-- begin --

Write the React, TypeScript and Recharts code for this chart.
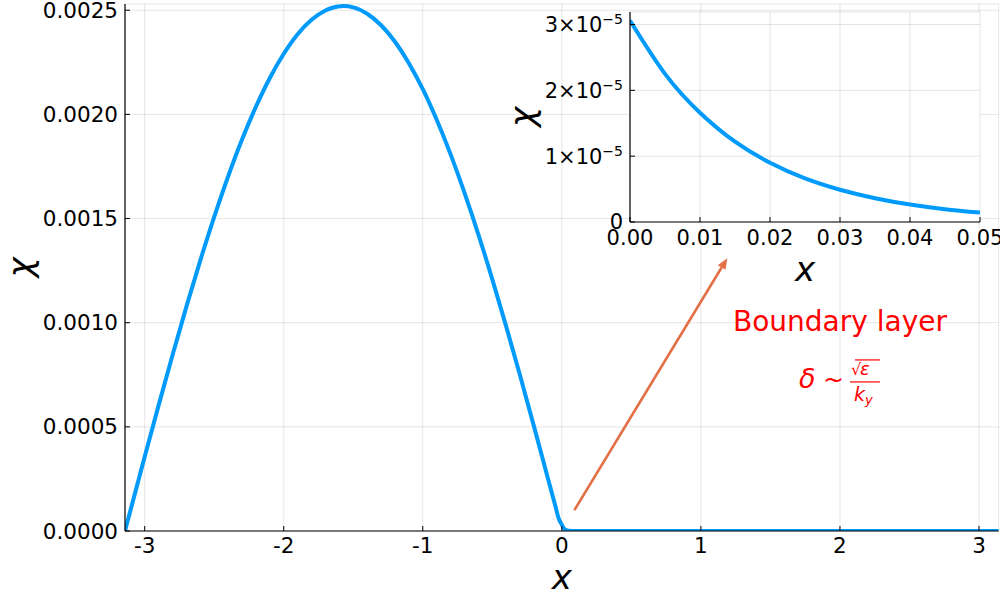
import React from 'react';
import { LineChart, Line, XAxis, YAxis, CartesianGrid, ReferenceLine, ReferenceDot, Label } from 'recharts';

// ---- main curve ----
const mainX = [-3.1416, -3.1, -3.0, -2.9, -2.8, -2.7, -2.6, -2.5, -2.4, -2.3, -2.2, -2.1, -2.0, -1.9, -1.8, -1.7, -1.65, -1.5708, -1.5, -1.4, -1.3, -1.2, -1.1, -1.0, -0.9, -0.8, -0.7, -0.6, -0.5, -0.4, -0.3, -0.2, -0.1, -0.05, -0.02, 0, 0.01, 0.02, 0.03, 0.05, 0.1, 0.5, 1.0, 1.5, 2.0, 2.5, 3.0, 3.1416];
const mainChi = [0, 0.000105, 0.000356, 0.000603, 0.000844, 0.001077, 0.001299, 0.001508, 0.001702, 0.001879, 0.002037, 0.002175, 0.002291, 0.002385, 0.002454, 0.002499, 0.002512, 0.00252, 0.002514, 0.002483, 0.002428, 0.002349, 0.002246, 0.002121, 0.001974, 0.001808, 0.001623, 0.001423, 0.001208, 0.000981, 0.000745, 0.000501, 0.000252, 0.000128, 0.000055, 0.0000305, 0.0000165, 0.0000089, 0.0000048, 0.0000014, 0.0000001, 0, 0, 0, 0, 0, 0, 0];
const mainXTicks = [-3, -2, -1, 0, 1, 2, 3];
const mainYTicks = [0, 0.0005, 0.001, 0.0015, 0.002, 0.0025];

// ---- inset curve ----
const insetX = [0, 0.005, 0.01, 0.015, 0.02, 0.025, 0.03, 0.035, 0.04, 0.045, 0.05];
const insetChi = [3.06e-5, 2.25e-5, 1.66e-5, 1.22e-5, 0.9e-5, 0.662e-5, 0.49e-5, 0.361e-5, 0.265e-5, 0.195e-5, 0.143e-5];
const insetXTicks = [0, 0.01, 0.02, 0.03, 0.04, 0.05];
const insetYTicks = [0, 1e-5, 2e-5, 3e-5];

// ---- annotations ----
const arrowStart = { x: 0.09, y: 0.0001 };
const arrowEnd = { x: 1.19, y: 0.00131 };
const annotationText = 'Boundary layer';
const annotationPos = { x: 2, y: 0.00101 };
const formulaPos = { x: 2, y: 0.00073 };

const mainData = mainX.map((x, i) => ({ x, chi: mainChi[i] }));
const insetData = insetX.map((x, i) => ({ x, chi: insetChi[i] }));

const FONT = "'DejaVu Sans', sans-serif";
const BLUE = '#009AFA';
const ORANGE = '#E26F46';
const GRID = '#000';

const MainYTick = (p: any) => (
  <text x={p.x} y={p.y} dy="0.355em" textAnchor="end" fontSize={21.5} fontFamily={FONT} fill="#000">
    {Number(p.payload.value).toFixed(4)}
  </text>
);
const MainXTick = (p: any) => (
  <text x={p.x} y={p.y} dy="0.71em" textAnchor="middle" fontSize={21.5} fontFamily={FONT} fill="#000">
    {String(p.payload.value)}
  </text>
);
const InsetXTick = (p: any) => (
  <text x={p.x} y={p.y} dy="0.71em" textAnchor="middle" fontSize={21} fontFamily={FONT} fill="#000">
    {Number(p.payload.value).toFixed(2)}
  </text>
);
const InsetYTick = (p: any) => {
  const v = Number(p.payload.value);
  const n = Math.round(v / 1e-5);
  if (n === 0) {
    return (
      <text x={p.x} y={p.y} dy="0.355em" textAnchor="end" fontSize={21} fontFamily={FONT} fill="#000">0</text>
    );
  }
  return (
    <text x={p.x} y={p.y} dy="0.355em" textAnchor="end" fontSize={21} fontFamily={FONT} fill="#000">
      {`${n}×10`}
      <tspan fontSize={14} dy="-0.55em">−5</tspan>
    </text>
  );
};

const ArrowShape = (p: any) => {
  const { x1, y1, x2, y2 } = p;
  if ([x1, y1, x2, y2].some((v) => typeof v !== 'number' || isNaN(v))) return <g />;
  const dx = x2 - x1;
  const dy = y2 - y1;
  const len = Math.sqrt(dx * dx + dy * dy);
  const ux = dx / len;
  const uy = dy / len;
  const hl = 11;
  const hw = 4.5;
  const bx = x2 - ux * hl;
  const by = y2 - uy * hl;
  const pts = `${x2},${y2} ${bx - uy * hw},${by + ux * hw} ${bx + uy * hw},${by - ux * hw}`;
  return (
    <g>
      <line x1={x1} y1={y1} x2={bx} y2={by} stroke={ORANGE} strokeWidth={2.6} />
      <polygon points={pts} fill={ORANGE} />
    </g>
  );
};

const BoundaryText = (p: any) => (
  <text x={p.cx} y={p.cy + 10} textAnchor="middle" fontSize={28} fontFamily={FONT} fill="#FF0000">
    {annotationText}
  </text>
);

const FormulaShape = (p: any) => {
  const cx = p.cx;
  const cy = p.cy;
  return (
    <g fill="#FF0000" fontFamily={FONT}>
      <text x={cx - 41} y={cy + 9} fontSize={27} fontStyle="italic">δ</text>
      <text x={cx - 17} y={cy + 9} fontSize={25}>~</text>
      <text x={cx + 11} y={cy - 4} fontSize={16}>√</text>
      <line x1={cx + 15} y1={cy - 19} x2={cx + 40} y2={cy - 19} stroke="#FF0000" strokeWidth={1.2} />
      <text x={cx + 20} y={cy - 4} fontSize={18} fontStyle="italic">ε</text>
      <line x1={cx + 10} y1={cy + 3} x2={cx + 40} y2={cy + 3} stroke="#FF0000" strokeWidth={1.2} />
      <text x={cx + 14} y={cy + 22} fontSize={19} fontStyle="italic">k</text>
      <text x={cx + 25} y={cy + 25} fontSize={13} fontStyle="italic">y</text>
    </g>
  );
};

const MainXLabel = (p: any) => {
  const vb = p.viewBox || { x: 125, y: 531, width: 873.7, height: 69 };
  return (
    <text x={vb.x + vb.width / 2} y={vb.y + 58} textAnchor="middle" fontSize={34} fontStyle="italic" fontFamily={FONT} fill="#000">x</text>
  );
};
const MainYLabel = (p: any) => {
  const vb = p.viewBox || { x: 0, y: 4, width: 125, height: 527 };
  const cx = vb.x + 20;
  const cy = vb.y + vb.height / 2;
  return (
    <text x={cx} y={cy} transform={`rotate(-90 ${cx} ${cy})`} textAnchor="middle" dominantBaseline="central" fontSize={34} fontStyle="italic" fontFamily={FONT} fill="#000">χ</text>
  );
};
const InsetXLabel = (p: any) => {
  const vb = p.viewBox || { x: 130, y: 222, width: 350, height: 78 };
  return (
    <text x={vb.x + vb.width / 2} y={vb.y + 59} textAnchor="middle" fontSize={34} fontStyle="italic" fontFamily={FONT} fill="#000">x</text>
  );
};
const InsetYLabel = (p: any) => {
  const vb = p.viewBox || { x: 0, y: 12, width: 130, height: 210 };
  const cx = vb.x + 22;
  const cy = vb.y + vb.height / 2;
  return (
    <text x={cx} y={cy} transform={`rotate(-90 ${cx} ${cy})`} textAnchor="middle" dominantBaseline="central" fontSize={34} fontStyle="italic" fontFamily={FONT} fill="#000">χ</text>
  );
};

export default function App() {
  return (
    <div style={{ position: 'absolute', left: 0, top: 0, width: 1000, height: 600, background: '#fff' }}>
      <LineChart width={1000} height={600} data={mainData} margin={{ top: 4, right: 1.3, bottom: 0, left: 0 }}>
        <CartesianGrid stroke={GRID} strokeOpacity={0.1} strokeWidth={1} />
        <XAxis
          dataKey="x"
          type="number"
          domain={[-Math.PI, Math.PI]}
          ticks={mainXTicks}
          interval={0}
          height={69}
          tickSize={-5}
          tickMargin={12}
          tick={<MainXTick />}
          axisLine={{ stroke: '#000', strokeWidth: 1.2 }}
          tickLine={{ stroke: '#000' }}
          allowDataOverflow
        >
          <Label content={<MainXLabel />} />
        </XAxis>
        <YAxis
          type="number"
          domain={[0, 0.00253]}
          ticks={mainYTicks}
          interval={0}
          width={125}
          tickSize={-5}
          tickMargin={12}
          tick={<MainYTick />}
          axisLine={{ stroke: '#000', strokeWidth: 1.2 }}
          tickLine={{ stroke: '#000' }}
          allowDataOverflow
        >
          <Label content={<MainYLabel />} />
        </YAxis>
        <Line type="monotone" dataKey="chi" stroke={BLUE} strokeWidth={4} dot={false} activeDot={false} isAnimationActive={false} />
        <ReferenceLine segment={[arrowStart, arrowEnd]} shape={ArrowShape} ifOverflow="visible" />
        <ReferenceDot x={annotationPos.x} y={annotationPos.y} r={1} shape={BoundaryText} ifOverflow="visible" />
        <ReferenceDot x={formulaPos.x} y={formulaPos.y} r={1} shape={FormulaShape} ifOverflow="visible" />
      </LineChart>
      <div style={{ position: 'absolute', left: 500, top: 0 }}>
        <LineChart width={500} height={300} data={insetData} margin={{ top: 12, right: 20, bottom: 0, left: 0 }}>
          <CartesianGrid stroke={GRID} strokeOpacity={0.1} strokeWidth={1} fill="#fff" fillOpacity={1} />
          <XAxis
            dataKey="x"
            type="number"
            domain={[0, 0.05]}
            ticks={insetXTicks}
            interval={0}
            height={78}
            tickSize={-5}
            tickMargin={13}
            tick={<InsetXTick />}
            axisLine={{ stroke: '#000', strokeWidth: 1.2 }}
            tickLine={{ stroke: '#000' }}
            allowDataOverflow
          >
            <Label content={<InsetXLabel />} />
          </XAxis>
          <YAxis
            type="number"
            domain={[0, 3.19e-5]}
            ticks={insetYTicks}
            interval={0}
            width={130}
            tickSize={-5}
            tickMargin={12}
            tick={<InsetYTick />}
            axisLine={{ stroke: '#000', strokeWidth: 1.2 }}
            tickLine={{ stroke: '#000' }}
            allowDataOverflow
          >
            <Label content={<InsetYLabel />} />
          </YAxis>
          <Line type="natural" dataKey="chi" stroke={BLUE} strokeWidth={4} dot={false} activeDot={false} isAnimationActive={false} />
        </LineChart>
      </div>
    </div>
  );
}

-- end --

- Task brief:
Write out exactly the opening lines of the data, stopping after the line that holds "const mainYTicks = [0, 0.0005, 0.001, 0.0015, 0.002, 0.0025];". Exclude pictures.

- Response to the task:
Write the React, TypeScript and Recharts code for this chart.
import React from 'react';
import { LineChart, Line, XAxis, YAxis, CartesianGrid, ReferenceLine, ReferenceDot, Label } from 'recharts';

// ---- main curve ----
const mainX = [-3.1416, -3.1, -3.0, -2.9, -2.8, -2.7, -2.6, -2.5, -2.4, -2.3, -2.2, -2.1, -2.0, -1.9, -1.8, -1.7, -1.65, -1.5708, -1.5, -1.4, -1.3, -1.2, -1.1, -1.0, -0.9, -0.8, -0.7, -0.6, -0.5, -0.4, -0.3, -0.2, -0.1, -0.05, -0.02, 0, 0.01, 0.02, 0.03, 0.05, 0.1, 0.5, 1.0, 1.5, 2.0, 2.5, 3.0, 3.1416];
const mainChi = [0, 0.000105, 0.000356, 0.000603, 0.000844, 0.001077, 0.001299, 0.001508, 0.001702, 0.001879, 0.002037, 0.002175, 0.002291, 0.002385, 0.002454, 0.002499, 0.002512, 0.00252, 0.002514, 0.002483, 0.002428, 0.002349, 0.002246, 0.002121, 0.001974, 0.001808, 0.001623, 0.001423, 0.001208, 0.000981, 0.000745, 0.000501, 0.000252, 0.000128, 0.000055, 0.0000305, 0.0000165, 0.0000089, 0.0000048, 0.0000014, 0.0000001, 0, 0, 0, 0, 0, 0, 0];
const mainXTicks = [-3, -2, -1, 0, 1, 2, 3];
const mainYTicks = [0, 0.0005, 0.001, 0.0015, 0.002, 0.0025];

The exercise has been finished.